17.1 If any provisions, or portions thereof, of a Contract are held to be invalid and unenforceable under any applicable statute or rule of law, they are to that extent to be deemed omitted and the validity and/or enforceability of the remaining provisions of the Contract shall not be impaired or affected by that omission.
18.1 Neither Quadris nor the Customer shall be liable to the other or be deemed to be in breach of this Agreement by reason of any delay in performing, or any failure to perform, any of its obligations in relation to the Products, if the delay or failure is beyond that party’s reasonable control. Without prejudice to the generality of the foregoing, the following shall be regarded as causes beyond either party’s reasonable control: –
18.1.1 Act of God, explosion, flood, tempest, fire or accident
18.1.2 war, sabotage, insurrection, civil disturbance or requisition;
18.1.3 acts, restrictions, regulations, bye laws, prohibitions or measures of any kind on the part of any governmental, parliamentary or local authority;
18.1.4 import or export regulations or embargoes;
18.1.5 strikes, lock-outs or other industrial actions or trade disputes (whether involving employees
of either the Seller or the Buyer or of a third party);
18.1.6 power failure or breakdown in machinery.

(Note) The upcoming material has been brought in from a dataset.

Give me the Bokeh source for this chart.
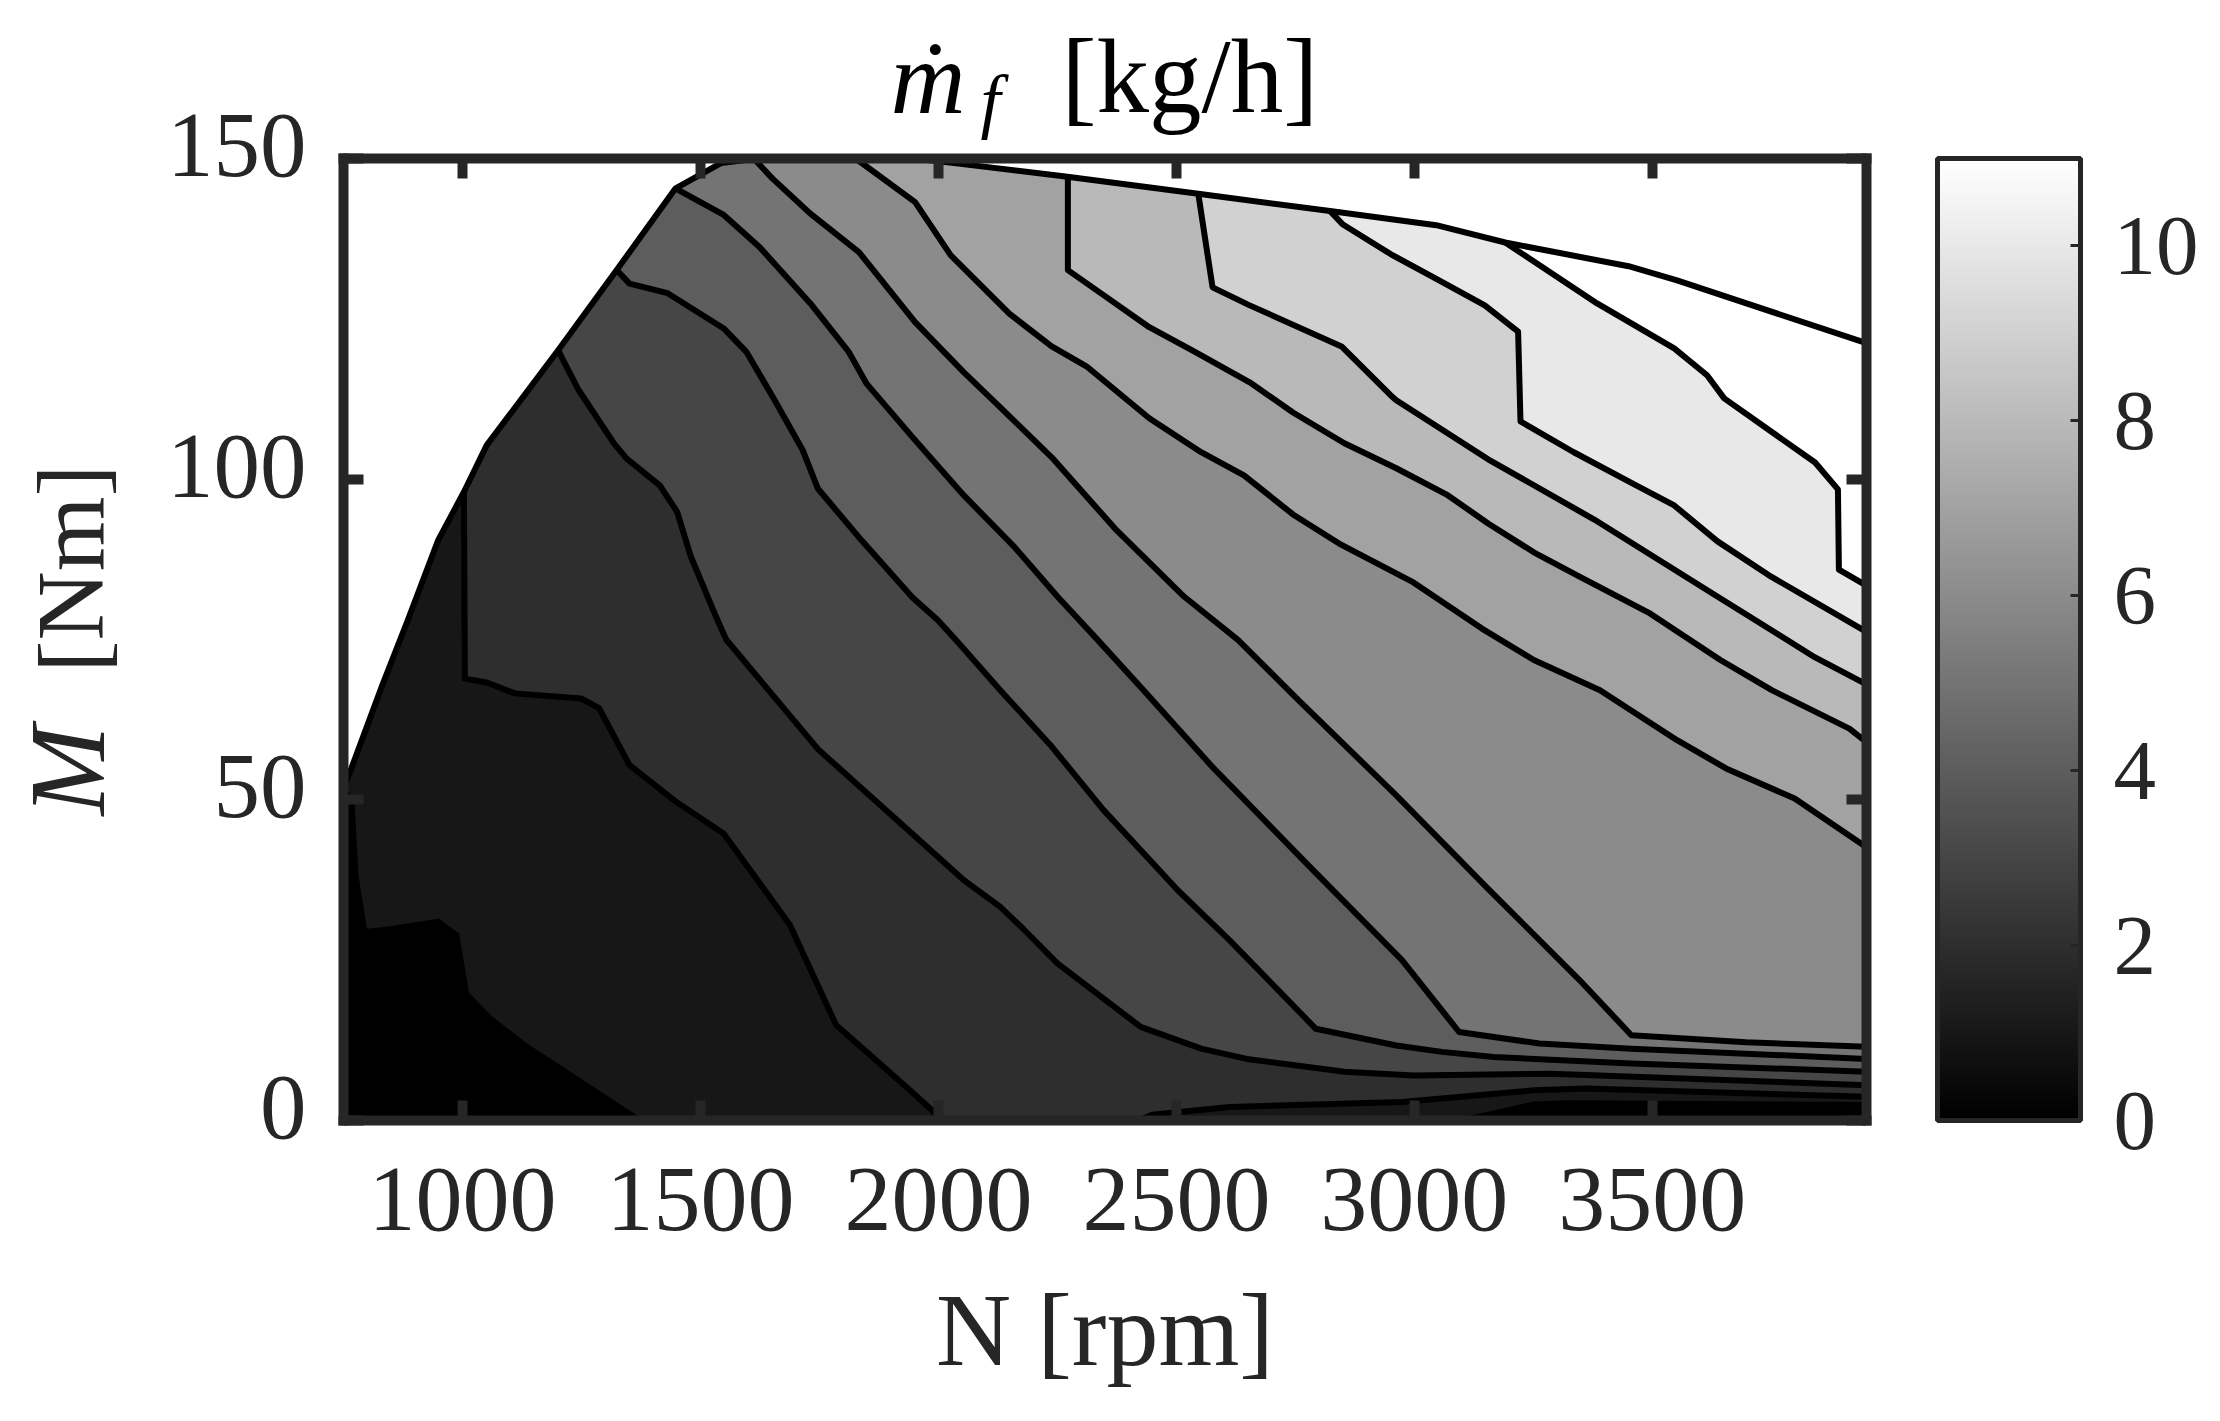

19.1 All notices that are required to be given hereunder shall be in writing and shall be sent to the registered address of the party in question.
20.1 The Customer acknowledges that certain Products may be subject to export controls imposed by United Kingdom or other Governments and undertakes to apply for and obtain any necessary licences or other consents that may be necessary to export or take any product (or any part thereof) out of the United Kingdom.
21.1 All Contracts shall be governed by, and construed in accordance with, English law and the parties submit to the exclusive jurisdiction of the English courts.
22.1 The waiver by either party of a breach or default of any of the provisions on this Agreement by either party shall not be construed as a waiver of any succeeding breach of the same or other provisions, nor shall any delay or omission on the part of either party to exercise or avail itself of any right, power or privilege that it has, or may have hereunder operates as a waiver of any breach or default by either party.
23.1 The Contracts (Rights of Third Parties) Act 1999 shall not apply to this Contract. No person who is not a party to this Contract (including any employee, officer, agent, representative or subcontractor of either party) shall have the right (whether under the Contracts (Rights of Third Parties) Act 1999 or otherwise) to enforce any term of this Contract which expressly or by implication confers a benefit on that person without the express prior agreement in writing of the parties which agreement must refer to this clause.
24.1 Please note the following regarding Data Protection Act 1998. We may transfer information about you to our bankers/financiers for the purposes of providing services for the following:
(a) Obtaining credit insurance
(b) Making credit reference agency searches
(c) Credit control
(d) Assessment and analysis, including credit scoring, product and statistical analysis.
(f) Protecting our interests
We will provide you with details of our bankers/financiers and that of any credit reference agencies used on request.